The pair, who only identified themselves as Solis’ siblings, said little as they ducked into an elevator after the court setting.

“He’s a good kid,” the man said.

During the hearing, defense attorneys raised a history of a mental illness documented as far back as his teens. It’s unclear what those illnesses might be, but Solis’ family told the Chronicle that he showed signs of schizophrenia and depression in his teens and had not been taking prescribed medication.

“The obvious question to us becomes how does a mentally ill person with prior domestic violence conviction get a handgun?” appointed defense lawyer Anthony Osso said after the appearance. “That’s really a problem for us and we want to see where there was a breakdown in the system.”

David Mitcham, first assistant to Harris County District Attorney Kim Ogg, said the office would be prosecuting Solis to the full extent of the law.

The shooting is the latest in recent months to result in the death of a Houston-area law enforcement officer.

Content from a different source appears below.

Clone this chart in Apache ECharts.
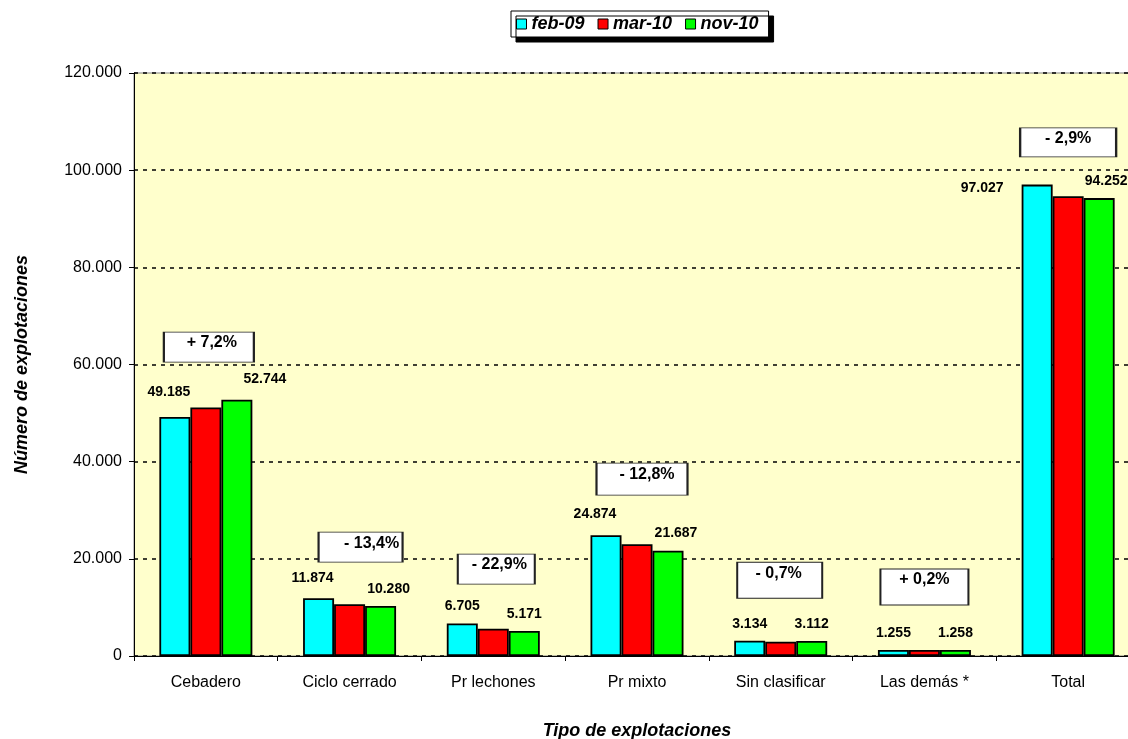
<!DOCTYPE html>
<html lang="es">
<head>
    <meta charset="utf-8">
    <title>Explotaciones</title>
    <script src="https://cdn.jsdelivr.net/npm/echarts@6/dist/echarts.min.js"></script>
    <style type="text/css">
        html, body { margin: 0; padding: 0; overflow: hidden; background: #fff; }
        #container { width: 1140px; height: 739px; }
    </style>
</head>
<body>
<div id="container"></div>
<script>
    // categorias y series
    var categorias = ['Cebadero', 'Ciclo cerrado', 'Pr lechones', 'Pr mixto', 'Sin clasificar', 'Las demás *', 'Total'];
    var feb09 = [49185, 11874, 6705, 24874, 3134, 1255, 97027];
    var mar10 = [51150, 10650, 5600, 23000, 2950, 1245, 94650];
    var nov10 = [52744, 10280, 5171, 21687, 3112, 1258, 94252];
    var yTicks = [0, 20000, 40000, 60000, 80000, 100000, 120000];

    // cajas de variacion (texto y altura del centro de la caja)
    var varTextos = ['+ 7,2%', '- 13,4%', '- 22,9%', '- 12,8%', '- 0,7%', '+ 0,2%', '- 2,9%'];
    var varAltura = [63600, 22400, 17900, 36400, 15600, 14200, 105700];

    // ajustes de colocacion (solo estilo)
    var cajaTam = [[90, 30], [84, 30], [77, 30], [91, 32], [85, 36], [88, 36], [96, 29]];
    var cajaDx = [3, 11, 3, 5, -1, 0, 0];
    var febShift = [[-6, -8], [-6, -3], [0, 0], [-11, -4], [0, 0], [0, 0], [-55, 21]];
    var novShift = [[28, -4], [8, 0], [0, 0], [8, 0], [0, 0], [0, 0], [7, 0]];

    function miles(v) {
        return String(v).replace(/\B(?=(\d{3})+(?!\d))/g, '.');
    }

    function conEtiquetas(arr, shift) {
        return arr.map(function (v, i) {
            return { value: v, label: { offset: shift[i] } };
        });
    }

    var fuente = '"Liberation Sans", Arial, sans-serif';
    var borde = { borderColor: '#000', borderWidth: 1.8 };
    var etiqueta = {
        show: true, position: 'top', distance: 10,
        fontFamily: fuente, fontSize: 14, fontWeight: 'bold', color: '#000',
        formatter: function (p) { return miles(p.value); }
    };
    var titulo = { fontFamily: fuente, fontSize: 18, fontWeight: 'bold', fontStyle: 'italic', color: '#000' };

    var cajas = varAltura.map(function (v, i) {
        var h = cajaTam[i][1];
        return {
            value: [i, v],
            symbolSize: cajaTam[i],
            symbolOffset: [cajaDx[i], 0],
            label: { formatter: varTextos[i], offset: [cajaDx[i], 11 - h / 2] }
        };
    });

    var dom = document.getElementById('container');
    var myChart = echarts.init(dom);
    var option = {
        animation: false,
        legend: {
            data: ['feb-09', 'mar-10', 'nov-10'],
            left: 511, top: 11,
            padding: [4, 10, 4, 5],
            itemGap: 13, itemWidth: 10, itemHeight: 10,
            icon: 'rect',
            itemStyle: { borderColor: '#000', borderWidth: 1 },
            backgroundColor: '#fff', borderColor: '#000', borderWidth: 1,
            shadowColor: '#000', shadowOffsetX: 5, shadowOffsetY: 5, shadowBlur: 0,
            textStyle: titulo
        },
        grid: {
            left: 134, right: 0, top: 73, bottom: 83,
            outerBoundsMode: 'none',
            show: true, backgroundColor: '#FFFFCC', borderColor: '#808080', borderWidth: 1
        },
        xAxis: {
            type: 'category',
            data: categorias,
            name: 'Tipo de explotaciones',
            nameLocation: 'middle', nameGap: 66,
            nameTextStyle: titulo,
            axisLine: { lineStyle: { color: '#000', width: 1 } },
            axisTick: { show: true, length: 5, lineStyle: { color: '#000' } },
            axisLabel: { fontFamily: fuente, fontSize: 16, color: '#000', margin: 19 },
            splitLine: { show: false }
        },
        yAxis: {
            type: 'value',
            min: yTicks[0], max: yTicks[yTicks.length - 1], interval: 20000,
            name: 'Número de explotaciones',
            nameLocation: 'middle', nameGap: 103,
            nameTextStyle: titulo,
            axisLine: { show: true, lineStyle: { color: '#000', width: 1 } },
            axisTick: { show: true, length: 5, lineStyle: { color: '#000' } },
            axisLabel: { fontFamily: fuente, fontSize: 16, color: '#000', margin: 12, formatter: miles },
            splitLine: { show: true, lineStyle: { color: '#000', type: [4, 5], width: 1.5 } }
        },
        series: [
            {
                name: 'feb-09', type: 'bar', barWidth: 31, barGap: '0%',
                itemStyle: Object.assign({ color: '#00FFFF' }, borde),
                label: etiqueta,
                data: conEtiquetas(feb09, febShift)
            },
            {
                name: 'mar-10', type: 'bar', barWidth: 31, barGap: '0%',
                itemStyle: Object.assign({ color: '#FF0000' }, borde),
                data: mar10
            },
            {
                name: 'nov-10', type: 'bar', barWidth: 31, barGap: '0%',
                itemStyle: Object.assign({ color: '#00FF00' }, borde),
                label: etiqueta,
                data: conEtiquetas(nov10, novShift)
            },
            {
                name: 'variacion', type: 'scatter', symbol: 'rect', z: 5,
                itemStyle: { color: '#fff', borderColor: '#222', borderWidth: 1.3, opacity: 1 },
                label: { show: true, position: 'inside', fontFamily: fuente, fontSize: 16, fontWeight: 'bold', color: '#000' },
                emphasis: { disabled: true },
                data: cajas
            }
        ]
    };
    myChart.setOption(option, true);
</script>
</body>
</html>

Harris County Sheriff’s Deputy Sandeep Dhaliwal was killed in September during a traffic stop.

“The Kim Ogg administration takes a case of this nature extremely seriously,” he said. “We will see that justice is done.”

Lacayo acknowledged that prosecutors could eventually pursue the death penalty for Solis. Ogg has said a committee of senior prosecutors has not yet made that determination.

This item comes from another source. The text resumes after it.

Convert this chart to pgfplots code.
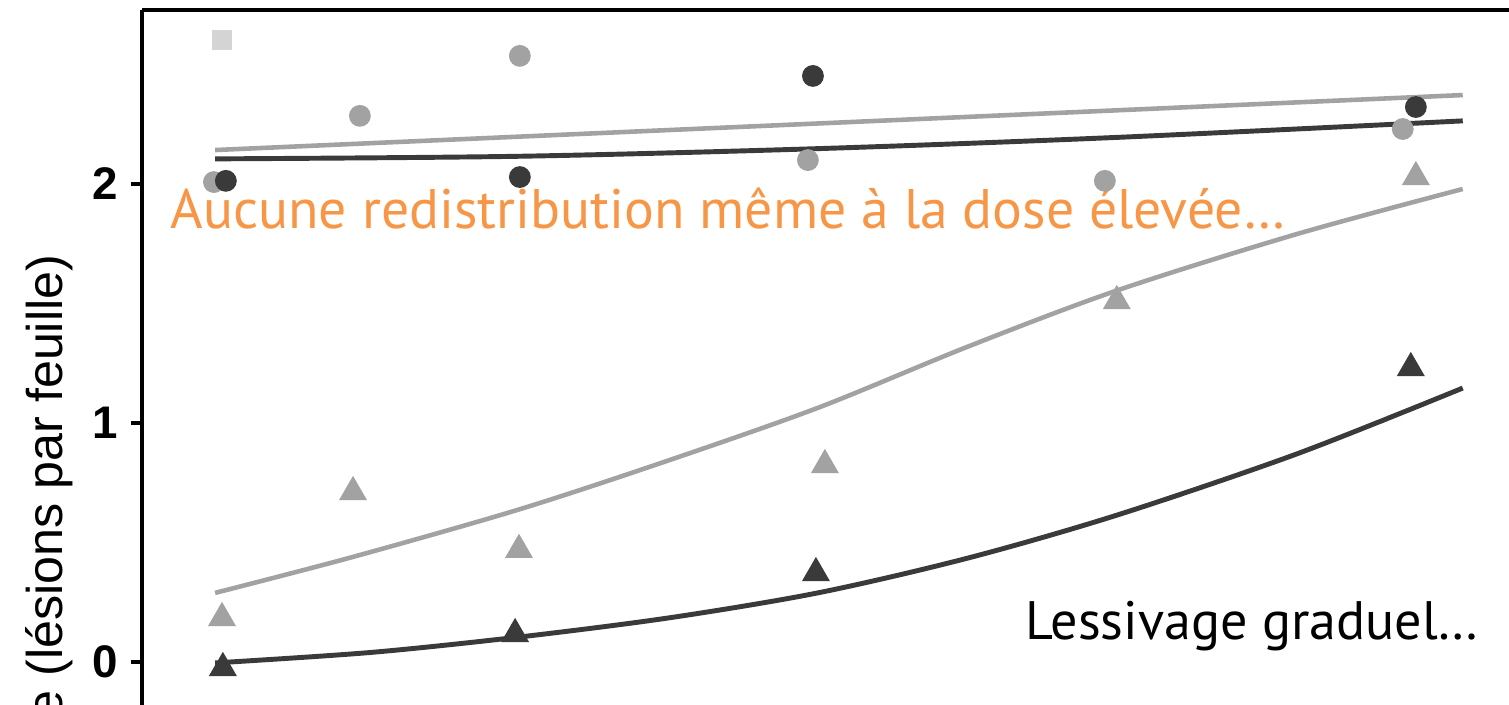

The judge found probable cause in Solis’ arrest after prosecutor John Brewer read police accounts that offered more insight into the moments of the shooting and Solis’ subsequent arrest.

Brewster was wearing a ballistic vest when he was shot. Acevedo released a statement Monday night saying at least one round penetrated Brewster’s vest during the shooting. He stated an expert will need to analyze the shooter’s ammunition to determine whether it was designed to penetrate that type of equipment. Also, the vest will be further examined to determine whether it performed to the manufacturer’s specifications, Acevedo said.

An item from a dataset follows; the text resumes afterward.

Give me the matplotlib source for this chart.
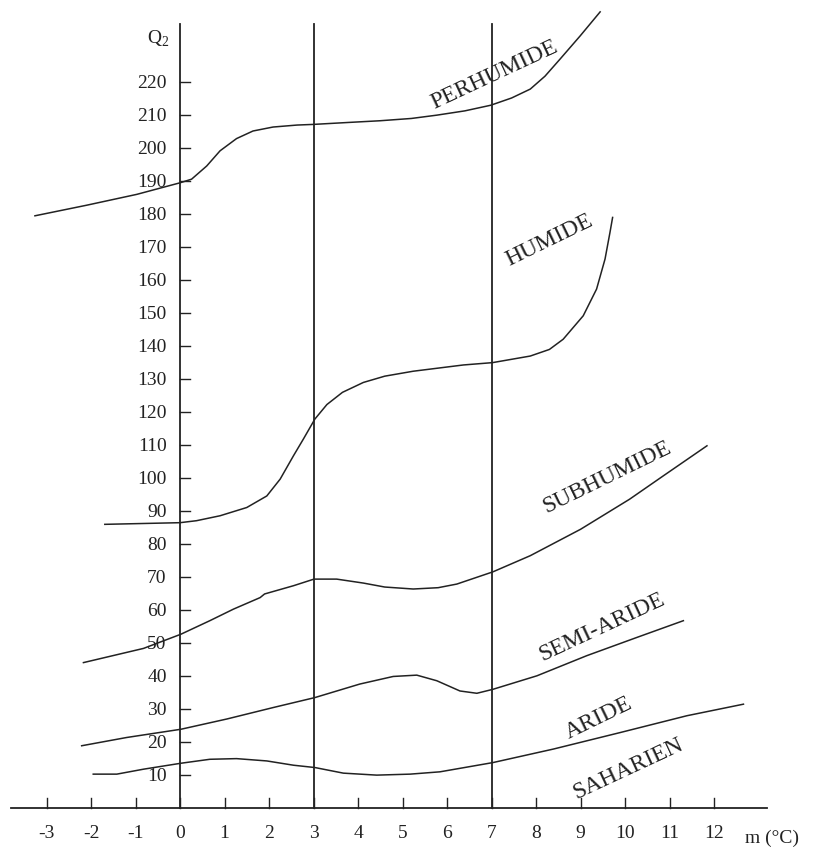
# Emberger climagram: Q2 against m (°C), with bioclimatic zone boundaries.

import matplotlib
matplotlib.use('Agg')
import matplotlib.pyplot as plt

plt.rcParams['font.family'] = ['Liberation Serif', 'DejaVu Serif']

# axis ticks
x_ticks = [-3, -2, -1, 0, 1, 2, 3, 4, 5, 6, 7, 8, 9, 10, 11, 12]
y_ticks = [10, 20, 30, 40, 50, 60, 70, 80, 90, 100, 110, 120, 130, 140, 150,
           160, 170, 180, 190, 200, 210, 220]
v_lines = [0, 3, 7]  # y axis plus the two reference lines

# zone boundaries
perhumide_x = [-3.26, -2.1, -0.97, 0.0, 0.26, 0.6, 0.9, 1.27, 1.64, 2.09, 2.63,
               3.0, 3.8, 4.49, 5.2, 5.77, 6.4, 6.98, 7.45, 7.87, 8.2, 8.54,
               8.99, 9.44]
perhumide_y = [179.5, 182.7, 186.0, 189.5, 190.6, 194.6, 199.2, 202.9, 205.2,
               206.4, 207.0, 207.2, 207.8, 208.3, 209.0, 210.0, 211.3, 213.0,
               215.2, 217.9, 221.8, 227.0, 234.0, 241.3]

humide_x = [-1.69, 0.0, 0.37, 0.9, 1.5, 1.95, 2.25, 2.55, 2.77, 3.03, 3.3, 3.65,
            4.12, 4.6, 5.24, 6.37, 7.02, 7.87, 8.3, 8.61, 9.06, 9.36, 9.55,
            9.66, 9.72]
humide_y = [86.0, 86.5, 87.1, 88.6, 91.1, 94.6, 99.7, 106.8, 111.8, 117.9, 122.3,
            126.0, 129.0, 130.9, 132.4, 134.3, 135.0, 137.0, 139.0, 142.1, 149.2,
            157.3, 166.4, 174.4, 179.0]

subhumide_x = [-2.17, -0.82, 0.02, 0.67, 1.2, 1.8, 1.9, 2.55, 3.01, 3.52, 4.12,
               4.6, 5.24, 5.8, 6.22, 7.03, 7.87, 9.0, 10.1, 10.86, 11.84]
subhumide_y = [44.1, 48.4, 52.7, 56.8, 60.3, 63.8, 64.9, 67.4, 69.4, 69.4, 68.2,
               67.0, 66.4, 66.8, 67.9, 71.6, 76.5, 84.5, 93.6, 100.7, 109.8]

semiaride_x = [-2.21, -1.2, 0.02, 1.05, 2.1, 3.03, 4.04, 4.79, 5.32, 5.77, 6.29,
               6.67, 7.03, 8.02, 9.14, 10.26, 11.31]
semiaride_y = [18.9, 21.4, 23.9, 27.0, 30.5, 33.5, 37.6, 39.9, 40.3, 38.6, 35.5,
               34.8, 36.0, 40.1, 46.2, 51.7, 56.8]

aride_x = [-1.95, -1.42, -0.82, 0.02, 0.67, 1.27, 1.95, 2.55, 3.03, 3.67, 4.42,
           5.17, 5.84, 7.03, 8.39, 9.89, 11.39, 12.66]
aride_y = [10.3, 10.3, 11.8, 13.6, 14.8, 15.0, 14.3, 13.0, 12.3, 10.6, 10.0,
           10.3, 11.0, 13.8, 17.9, 22.9, 28.0, 31.5]

# zone names
zone_names = ['PERHUMIDE', 'HUMIDE', 'SUBHUMIDE', 'SEMI-ARIDE', 'ARIDE', 'SAHARIEN']
zone_x = [7.06, 8.31, 9.59, 9.48, 9.4, 10.07]
zone_y = [222.4, 172.4, 100.7, 55.2, 27.5, 12.3]
zone_rot = [25, 26, 26, 25, 26, 25]

fig = plt.figure(figsize=(8.24, 8.54), dpi=100)
ax = fig.add_axes([0, 0, 1, 1])
ax.set_xlim(-4.045, 14.47)
ax.set_ylim(-13.6, 245.2)
ax.axis('off')

ink = '#222222'

# frame: base line, vertical lines, ticks
ax.plot([-3.8, 13.2], [0, 0], color=ink, lw=1.3)
for v in v_lines:
    ax.plot([v, v], [0, 237.6], color=ink, lw=1.3)
for t in x_ticks:
    ax.plot([t, t], [0, 3.0], color=ink, lw=1.0)
    ax.text(t, -7.3, str(t), ha='center', va='center', fontsize=14, color=ink)
for t in y_ticks:
    ax.plot([0, 0.22], [t, t], color=ink, lw=1.0)
    ax.text(-0.3, t, str(t), ha='right', va='center', fontsize=14, color=ink)

ax.text(-0.49, 233.3, r'Q$_\mathregular{2}$', ha='center', va='center',
        fontsize=14, color=ink)
ax.text(12.7, -8.8, 'm (°C)', ha='left', va='center', fontsize=14, color=ink)

# boundaries
curves = [(perhumide_x, perhumide_y), (humide_x, humide_y),
          (subhumide_x, subhumide_y), (semiaride_x, semiaride_y),
          (aride_x, aride_y)]
for cx, cy in curves:
    ax.plot(cx, cy, color=ink, lw=1.1, solid_joinstyle='round')

for name, lx, ly, rot in zip(zone_names, zone_x, zone_y, zone_rot):
    ax.text(lx, ly, name, ha='center', va='center', rotation=rot,
            rotation_mode='anchor', fontsize=17, color=ink)

fig.savefig('out.png', dpi=100)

Brewster, a nine-year veteran of the department, encountered Solis while responding to a domestic violence call at a home in the 7100 block of Avenue I in the Greater East End. He got out of his car near the 7400 block of Avenue L and saw Solis’ girlfriend walking behind him, pointing out the man. She told 911 dispatchers that Solis had assaulted her and was armed with two guns.

Solis later told authorities that Brewster waved both of his arms as if to say hello, Brewer told the judge on Monday. Gunfire almost immediately erupted, hitting Brewster at least once and striking his patrol car and a home behind him.

Backup officers arrived and found Solis on the property of nearby De Zavala Elementary. He first asked whether the officer was OK, and said that had other people come out of their homes as he fled, he likely would have shot them as well, Brewer said.

He admitted to fully unloading his gun, which was recovered near the shooting, the attorney said. A second gun was also recovered close to where Solis was found at the elementary school.

After being arrested, Solis sat for a brief questioning, and at various times said he didn’t remember shooting Brewster, the prosecutor said. But he filled in several details that indicated he knew he killed an officer, Brewster said, without further elaborating.